#### What this task involves
Below are the records; extract from them the line containing "Rebuild this chart" to the line containing "const nameTravel9394 = 'Reiseverkehr\nJULI93-JUNI94';", both lines included, exactly and with no pictures.
******
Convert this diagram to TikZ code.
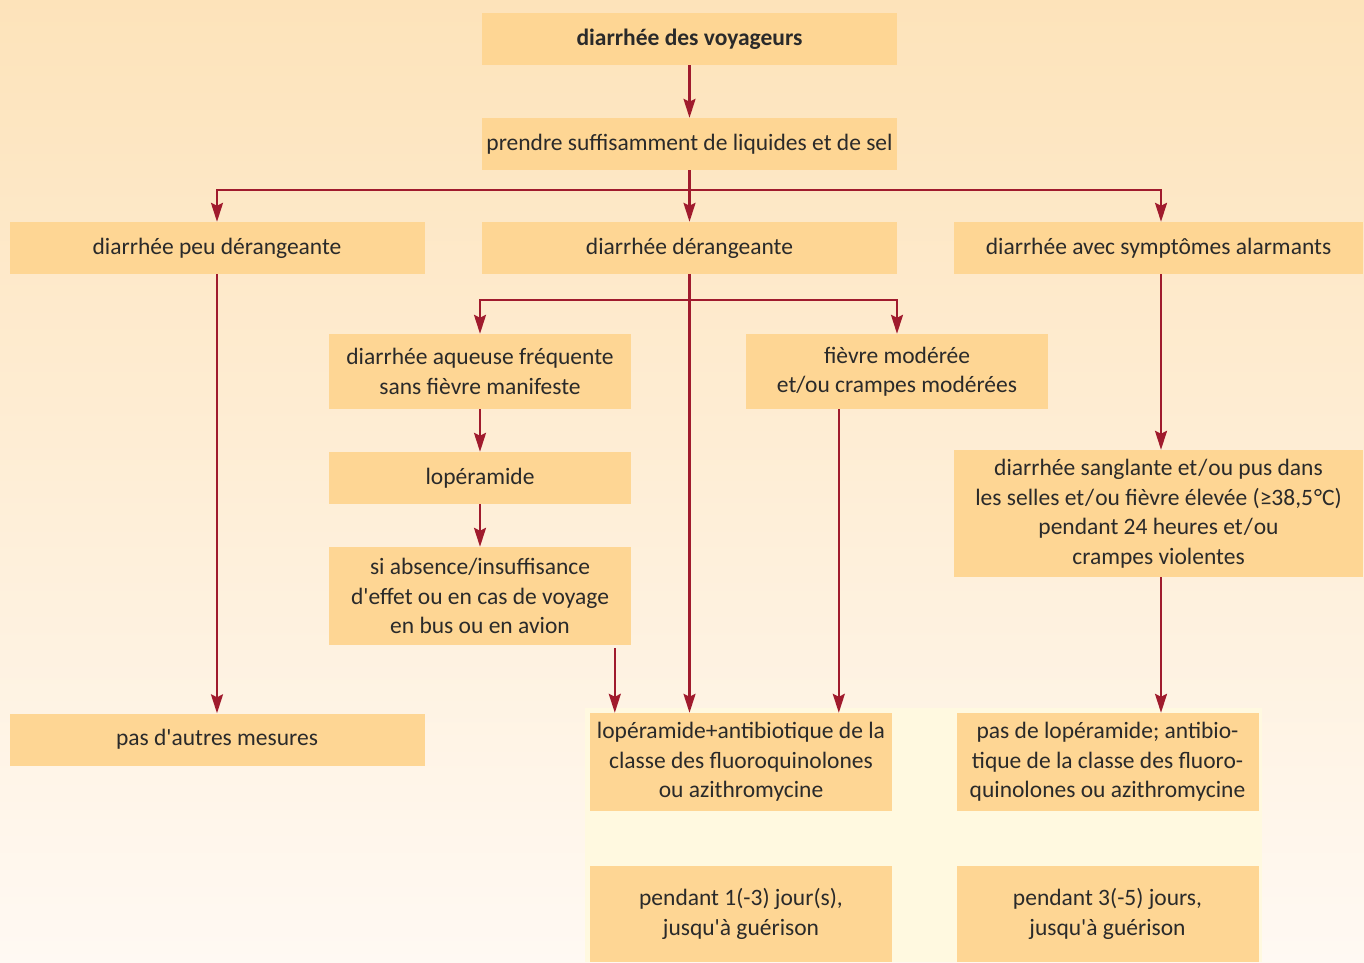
\documentclass[tikz,border=0pt]{standalone}
\usepackage{fontspec}
\setmainfont{Carlito}[Ligatures=TeXOff]
\usepackage{tikz}
\usetikzlibrary{positioning,calc,arrows.meta}
\definecolor{flow}{HTML}{A01B2D}
\definecolor{boxfill}{HTML}{FED694}
\definecolor{bgtop}{HTML}{FDE3BA}
\definecolor{bgbot}{HTML}{FFF9F3}
\definecolor{pale}{HTML}{FFF9E0}
\definecolor{ink}{HTML}{2A2A2A}

\begin{document}
\begin{tikzpicture}[x=1pt,y=-1pt,font=\fontsize{23.5}{29.5}\selectfont,
  >={Stealth[length=19pt,width=12pt,inset=3pt]},
  box/.style={fill=boxfill,inner sep=0pt,align=center,text=ink},
  wide/.style={box,minimum width=415pt,minimum height=52pt},
  narrow/.style={box,minimum width=302pt},
  link/.style={->,draw=flow,line width=2.4pt}]

% ---- background
\useasboundingbox (0,0) rectangle (1364,962);
\shade[top color=bgtop,bottom color=bgbot] (0,0) rectangle (1364,962);
\fill[pale] (585,708) rectangle (1262,962);

% ---- top of the tree
\node[wide,font=\fontsize{23.5}{29.5}\selectfont\bfseries] (travel) at (689.5,39) {diarrhée des voyageurs};
\node[wide] (fluids) at (689.5,144) {prendre suffisamment de liquides et de sel};
\node[wide] (mild) at (217,248) {diarrhée peu dérangeante};
\node[wide] (bother) at (689.5,248) {diarrhée dérangeante};
\node[wide,minimum width=409pt] (alarm) at (1158.5,248) {diarrhée avec symptômes alarmants};

% ---- middle column
\node[narrow,minimum height=75pt] (watery) at (480,371.5) {diarrhée aqueuse fréquente\\sans fièvre manifeste};
\node[narrow,minimum height=75pt] (fever) at (897,371.5) {fièvre modérée\\et/ou crampes modérées};
\node[narrow,minimum height=52pt] (lop) at (480,478) {lopéramide};
\node[narrow,minimum height=98pt] (noeff) at (480,596) {si absence/insuffisance\\d'effet ou en cas de voyage\\en bus ou en avion};
\node[box,minimum width=409pt,minimum height=127pt] (severe) at (1158.5,513.5)
  {diarrhée sanglante et\kern1pt/\kern1pt ou pus dans\\les selles et\kern1pt/\kern1pt ou fièvre élevée (≥38,5\kern1pt°C)\\pendant 24 heures et\kern1pt/\kern1pt ou\\crampes violentes};

% ---- outcomes
\node[wide] (none) at (217,739.5) {pas d'autres mesures};
\node[narrow,minimum height=98pt] (combo) at (741,762) {lopéramide+antibiotique de la\\classe des fluoroquinolones\\ou azithromycine};
\node[narrow,minimum height=98pt] (antib) at (1107.5,762) {pas de lopéramide; antibio-\\tique de la classe des fluoro-\\quinolones ou azithromycine};
\node[narrow,minimum height=96pt] (short) at (741,914) {pendant 1(-3) jour(s),\\jusqu'à guérison};
\node[narrow,minimum height=96pt] (long) at (1107.5,914) {pendant 3(-5) jours,\\jusqu'à guérison};

% ---- connectors
\coordinate (split) at (689.5,190);
\coordinate (fork) at (689.5,300);
\coordinate (c1) at ([xshift=25pt]combo.north west);
\coordinate (c2) at ([xshift=249pt]combo.north west);
\draw[link] (travel) -- (fluids);
\draw[link,-] (fluids) -- (split);
\draw[link] (split) -| (mild);
\draw[link] (split) -- (bother);
\draw[link] (split) -| ([xshift=2.5pt]alarm.north);
\draw[link] (mild) -- (none);
\draw[link] (bother.south) -- (bother.south |- combo.north);
\draw[link] (fork) -| (watery);
\draw[link] (fork) -| (fever);
\draw[link] (watery) -- (lop);
\draw[link] (lop) -- (noeff);
\draw[link] ([yshift=-3pt]noeff.south -| c1) -- (c1);
\draw[link] (fever.south -| c2) -- (c2);
\draw[link] ([xshift=2.5pt]alarm.south) -- ([xshift=2.5pt]severe.north);
\draw[link] ([xshift=2.5pt]severe.south) -- ([xshift=2.5pt]severe.south |- antib.north);
\end{tikzpicture}
\end{document}
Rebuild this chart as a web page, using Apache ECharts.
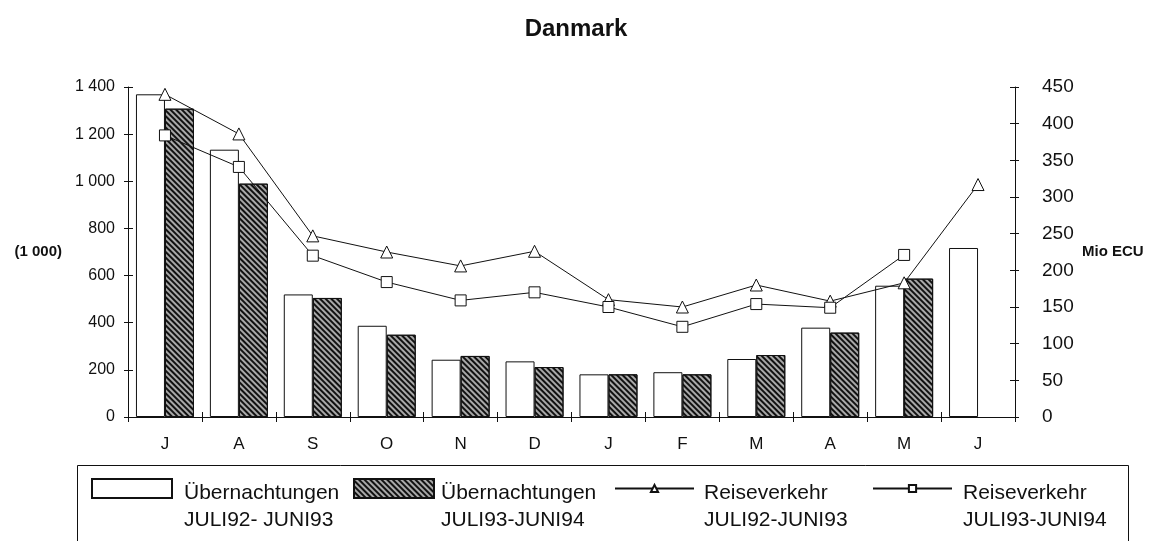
<!DOCTYPE html>
<html>
<head>
<meta charset="utf-8">
<script src="https://cdn.jsdelivr.net/npm/echarts@6/dist/echarts.min.js"></script>
<style>
html,body{margin:0;padding:0;background:#fff;}
#chart{width:1152px;height:541px;}
</style>
</head>
<body>
<div id="chart"></div>
<script>
const titleText = 'Danmark';
const months = ['J','A','S','O','N','D','J','F','M','A','M','J'];
const leftTicks = [0,200,400,600,800,1000,1200,1400];
const rightTicks = [0,50,100,150,200,250,300,350,400,450];
const leftAxisName = '(1 000)';
const rightAxisName = 'Mio ECU';

const nameNights9293 = 'Übernachtungen\nJULI92- JUNI93';
const nameNights9394 = 'Übernachtungen\nJULI93-JUNI94';
const nameTravel9293 = 'Reiseverkehr\nJULI92-JUNI93';
const nameTravel9394 = 'Reiseverkehr\nJULI93-JUNI94';

const nights9293 = [1369,1134,520,387,243,236,181,190,246,379,557,717];
const nights9394 = [1308,990,505,349,259,212,181,181,263,358,587,null];
const travel9293 = [440,386,247,225,206,226,160,150,180,158,183,317];
const travel9394 = [384,341,220,184,159,170,150,123,154,149,221,null];

const FONT = 'Liberation Sans';

function fmtThousands(v){
  const s = String(v);
  return s.length > 3 ? s.slice(0, s.length-3) + ' ' + s.slice(s.length-3) : s;
}

const chart = echarts.init(document.getElementById('chart'), null, {renderer:'canvas'});

const hatchDecal = {
  symbol:'rect', symbolSize:1, dashArrayX:[1,0], dashArrayY:[2,2],
  rotation:Math.PI/4, color:'#111'
};

function legendAt(name, left, padLeft, isLine){
  return {
    data:[{name:name, icon: isLine ? undefined : 'rect'}],
    left:left, top:443.5, padding:0,
    orient:'horizontal',
    itemWidth: isLine ? 79 : 80,
    itemHeight: isLine ? 9 : 19,
    selectedMode:false,
    formatter: function(n){ return '{s| }\n' + n; },
    textStyle:{
      fontFamily:FONT, fontSize:21, color:'#111',
      lineHeight:27, padding:[0,0,0,padLeft],
      rich:{ s:{ fontSize:2, lineHeight:36 } }
    }
  };
}

const option = {
  animation:false,
  backgroundColor:'#fff',
  title:{
    text:titleText, left:'center', top:17, padding:0,
    textStyle:{fontFamily:FONT, fontSize:24, fontWeight:'bold', color:'#111'}
  },
  legend:[
    legendAt(nameNights9293, 91, 7, false),
    legendAt(nameNights9394, 353, 2, false),
    legendAt(nameTravel9293, 614, 5, true),
    legendAt(nameTravel9394, 872, 6, true)
  ],
  graphic:[{
    type:'rect', left:75, top:463, z:-1,
    shape:{width:1051, height:100},
    style:{fill:'none', stroke:'#111', lineWidth:1}
  }],
  grid:{left:128, right:137, top:87, bottom:124},
  xAxis:[{
    type:'category', data:months, position:'bottom',
    axisLine:{lineStyle:{color:'#111', width:1}},
    axisTick:{show:true, length:5, lineStyle:{color:'#111'}},
    axisLabel:{fontFamily:FONT, fontSize:17, color:'#111', margin:19}
  },{
    type:'category', data:months, position:'bottom',
    axisLine:{show:false},
    axisTick:{show:true, inside:true, length:5, lineStyle:{color:'#111'}},
    axisLabel:{show:false}
  }],
  yAxis:[{
    type:'value', position:'left', min:0, max:1400, interval:200,
    name:leftAxisName, nameLocation:'middle', nameRotate:0, nameGap:66,
    nameTextStyle:{fontFamily:FONT, fontSize:15, fontWeight:'bold', color:'#111'},
    axisLine:{show:true, lineStyle:{color:'#111', width:1}},
    axisTick:{show:true, length:4, lineStyle:{color:'#111'}},
    axisLabel:{fontFamily:FONT, fontSize:16, color:'#111', margin:13, formatter:fmtThousands},
    splitLine:{show:false}
  },{
    type:'value', position:'right', min:0, max:450, interval:50,
    name:rightAxisName, nameLocation:'middle', nameRotate:0, nameGap:67,
    nameTextStyle:{fontFamily:FONT, fontSize:15, fontWeight:'bold', color:'#111'},
    axisLine:{show:true, lineStyle:{color:'#111', width:1}},
    axisTick:{show:true, length:4, lineStyle:{color:'#111'}},
    axisLabel:{fontFamily:FONT, fontSize:19, color:'#111', margin:27},
    splitLine:{show:false}
  },{
    type:'value', position:'left', min:0, max:1400, interval:200,
    axisLine:{show:false}, axisLabel:{show:false}, splitLine:{show:false},
    axisTick:{show:true, inside:true, length:5, lineStyle:{color:'#111'}}
  },{
    type:'value', position:'right', min:0, max:450, interval:50,
    axisLine:{show:false}, axisLabel:{show:false}, splitLine:{show:false},
    axisTick:{show:true, inside:true, length:5, lineStyle:{color:'#111'}}
  }],
  series:[{
    name:nameNights9293, type:'bar', xAxisIndex:0, yAxisIndex:0,
    data:nights9293, barWidth:29, barGap:'0%',
    itemStyle:{color:'#fff', borderColor:'#111', borderWidth:1}
  },{
    name:nameNights9394, type:'bar', xAxisIndex:0, yAxisIndex:0,
    data:nights9394, barWidth:29, barGap:'0%',
    itemStyle:{color:'#a8a8a8', borderColor:'#111', borderWidth:1, decal:hatchDecal}
  },{
    name:nameTravel9293, type:'line', xAxisIndex:0, yAxisIndex:1,
    data:travel9293, symbol:'triangle', symbolSize:12, z:5,
    lineStyle:{color:'#111', width:1},
    itemStyle:{color:'#fff', borderColor:'#111', borderWidth:1}
  },{
    name:nameTravel9394, type:'line', xAxisIndex:0, yAxisIndex:1,
    data:travel9394, symbol:'rect', symbolSize:11, z:5,
    lineStyle:{color:'#111', width:1},
    itemStyle:{color:'#fff', borderColor:'#111', borderWidth:1}
  }]
};
chart.setOption(option);
</script>
</body>
</html>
******
#### The completed task
Rebuild this chart as a web page, using Apache ECharts.
<!DOCTYPE html>
<html>
<head>
<meta charset="utf-8">
<script src="https://cdn.jsdelivr.net/npm/echarts@6/dist/echarts.min.js"></script>
<style>
html,body{margin:0;padding:0;background:#fff;}
#chart{width:1152px;height:541px;}
</style>
</head>
<body>
<div id="chart"></div>
<script>
const titleText = 'Danmark';
const months = ['J','A','S','O','N','D','J','F','M','A','M','J'];
const leftTicks = [0,200,400,600,800,1000,1200,1400];
const rightTicks = [0,50,100,150,200,250,300,350,400,450];
const leftAxisName = '(1 000)';
const rightAxisName = 'Mio ECU';

const nameNights9293 = 'Übernachtungen\nJULI92- JUNI93';
const nameNights9394 = 'Übernachtungen\nJULI93-JUNI94';
const nameTravel9293 = 'Reiseverkehr\nJULI92-JUNI93';
const nameTravel9394 = 'Reiseverkehr\nJULI93-JUNI94';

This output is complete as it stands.